You can read a fund's SAI by requesting it from the investment company or by visiting the SEC's website.
A traditional IRA is an individual retirement account in which contributions may be tax-deductible, non-tax-deductible, or both. Taxable gains in the portfolio are deferred until funds are redeemed after the investor reaches age 59 1/2.
In investing, turnover refers to the length of time the average investment remains in a portfolio. The value is usually expressed as the percentage of assets that are sold within a one-year period. A high turnover indicates that investments are being bought and sold rapidly; a low turnover shows that they are being held for longer periods.

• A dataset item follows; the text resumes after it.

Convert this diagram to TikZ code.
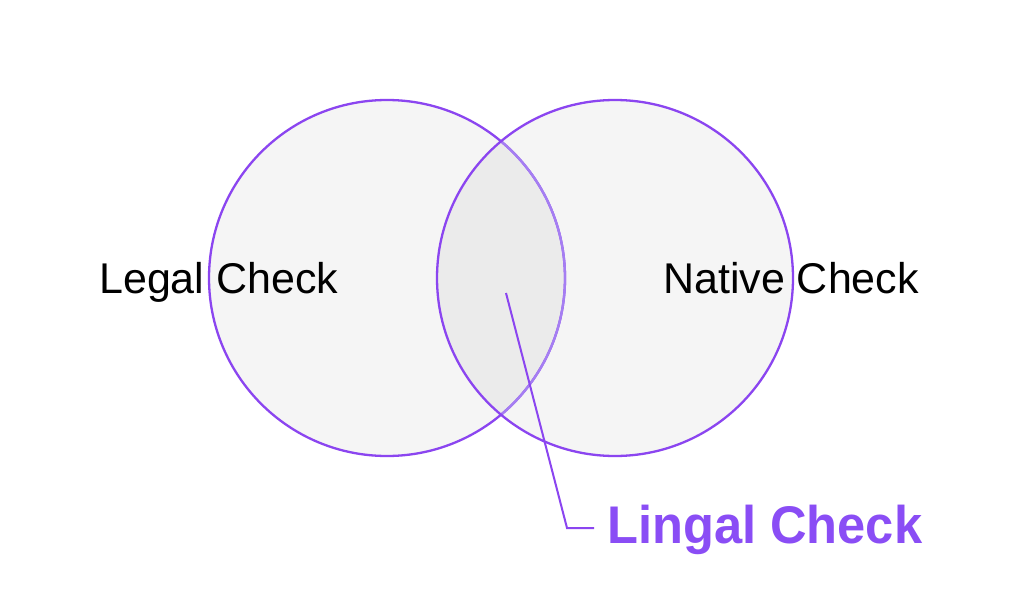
\documentclass[tikz,border=0pt]{standalone}
\usepackage{fontspec}
\setmainfont{Liberation Sans}
\definecolor{vpurple}{HTML}{8B45F0}
\definecolor{vlight}{HTML}{A57EF2}
\definecolor{vtext}{HTML}{8A4DF5}
\begin{document}
\begin{tikzpicture}[x=1pt,y=1pt,
  ring/.style={draw=vpurple,line width=2.3pt},
  lbl/.style={inner sep=0pt,anchor=base west,font=\fontsize{43}{48}\selectfont,text=black},
  leader/.style={draw=vpurple,line width=2pt}]
\useasboundingbox (0,0) rectangle (1024,614);
\fill[white] (0,0) rectangle (1024,614);
% fills
\fill[black,opacity=0.04] (387,336) circle[radius=178];
\fill[black,opacity=0.04] (615,336) circle[radius=178];
% left circle stroke
\draw[ring] (387,336) circle[radius=178];
\begin{scope}
  \clip (615,336) circle[radius=178];
  \draw[ring,draw=vlight] (387,336) circle[radius=178];
\end{scope}
\draw[ring] (615,336) circle[radius=178];
% labels
\node[lbl] (legal) at (99,321) {Legal Check};
\node[lbl] (native) at (663,321) {Native Check};
\node[inner sep=0pt,anchor=base west,text=vtext,font=\fontsize{53}{60}\selectfont\bfseries] (lingal) at (607,71) {\scalebox{0.955}[1]{Lingal Check}};
% leader
\coordinate (ls) at (506,321);
\coordinate (lb) at (567,86);
\coordinate (le) at (594,86);
\draw[leader,line join=miter] (ls) -- (lb) -- (le);
\end{tikzpicture}
\end{document}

Turnover is an important consideration for investors, because every purchase or sale of a stock, whether in an individual portfolio or a mutual fund, incurs fees. Furthermore, capital gains taxes are about twice as high for investments held for less than one year. And finally, high turnover, also known as churn, creates higher transaction costs, which lower an investor's overall returns. Mutual funds with lower turnover rates will leave their shareholders with lower tax bills at the end of the year.
Uniform Gifts to Minors Act (UGMA)
The Uniform Gifts to Minors Act is a law adopted in many states that provides a method for giving irrevocable gifts to children while maintaining custodial control over the account. You or some other custodian who acts on behalf of a minor manages the UGMA account. When the child turns a certain age -- anywhere from 18 to 25, depending on the state -- the assets must be turned over to the child.
Uniform Transfers to Minors Act (UTMA)
Similar to the Uniform Gifts to Minors Act, the Uniform Transfers to Minors Act permits the transfer of gifts in addition to cash and securities (such as real estate or art) to children, while you or another adult custodian maintains control over the account.
A value fund is a mutual fund that buys stocks of undervalued companies in hopes that those stocks will reach or exceed their preassessed intrinsic value.